Chinese Police Freezing OTC Traders’ Bank Accounts Over ‘Tainted’ Crypto Transactions

chinese-yuan
8 June 2020

Thousands of cryptocurrency over-the-counter merchants and their clients may have been affected as police in China freeze bank accounts over crypto and fiat assets tainted by illicit activity.

Caught up in a police probe since Thursday, some Chinese crypto buyers and sellers and OTC market makers have already had accounts frozen because their transactions may have been contaminated by money-laundering activities involving cryptocurrencies.

Sun Xiaoxiao, a former staffer at Chinese crypto wallet startup Bixin who now runs an OTC desk, wrote in a Weibo post on Friday his bank accounts had been frozen and it was not an individual case. The action, taken by the police in China’s Guangdong province, potentially impacts “several thousand people,” he said.

The affected crypto users aren’t necessarily accused of any wrongdoing, and the incident raises the wider question of the quantity of cash and crypto assets that has been contaminated by illicit activity. It’s a concern because OTC desks are the only fiat currency on- and off-ramps for China-based crypto users who do not have overseas bank accounts.
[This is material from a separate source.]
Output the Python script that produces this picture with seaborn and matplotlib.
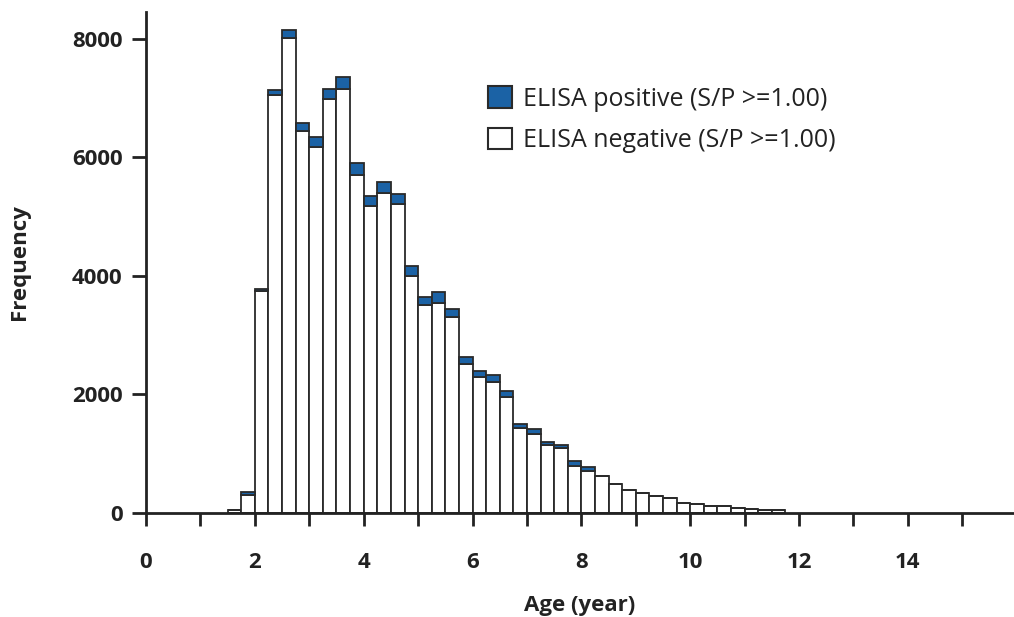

It’s unclear at this stage which precise case the Chinese police are investigating that’s prompting the widespread freezes. But Sun detailed in a longer follow-up post on Friday that the usual causes include telecommunication frauds, Ponzi schemes and casino businesses.

It’s unusual for individuals to have their bank accounts frozen over tainted cryptocurrency, according to Sun.

In the past, account freezes have been seen when someone tries to convert cryptocurrencies into Chinese yuan without knowing for sure that the fiat money received is “clean.” There’s a chance the funds can later be identified by a police investigation as being linked to money-laundering activities.

“Now there are also OTC merchants who had their bank accounts frozen because of questions over the source of the coins they bought. That means, besides ‘dirty money,’ there are also ‘dirty coins‘ circulating,” Sun wrote.

There’s a growing trend of using blockchain networks to transfer high-risk capital in China, he added. While previously bitcoin was the first choice for such transactions, the U.S dollar-linked stablecoin tether (USDT) has now become the most popular choice.

As a result of this trend, “police are also catching up on their knowledge of blockchain. More and more criminal cases have started using on-chain analysis to trace blockchain assets,” Sun said.

Since September 2017, when China’s central bank issued an ban on initial coin offerings and cut off Chinese exchanges’ direct channels for fiat currency deposits and withdrawals, peer-to-peer transactions through OTC market makers remain the only way for people in China to buy crypto assets with yuan or exchange crypto coins into cash.

For those whose accounts have been frozen, Sun said they would need to reach out to the relevant law enforcement agency to provide evidence they are an innocent victim. The time it would take to unfreeze the accounts would also depend on the severity of the case, he said.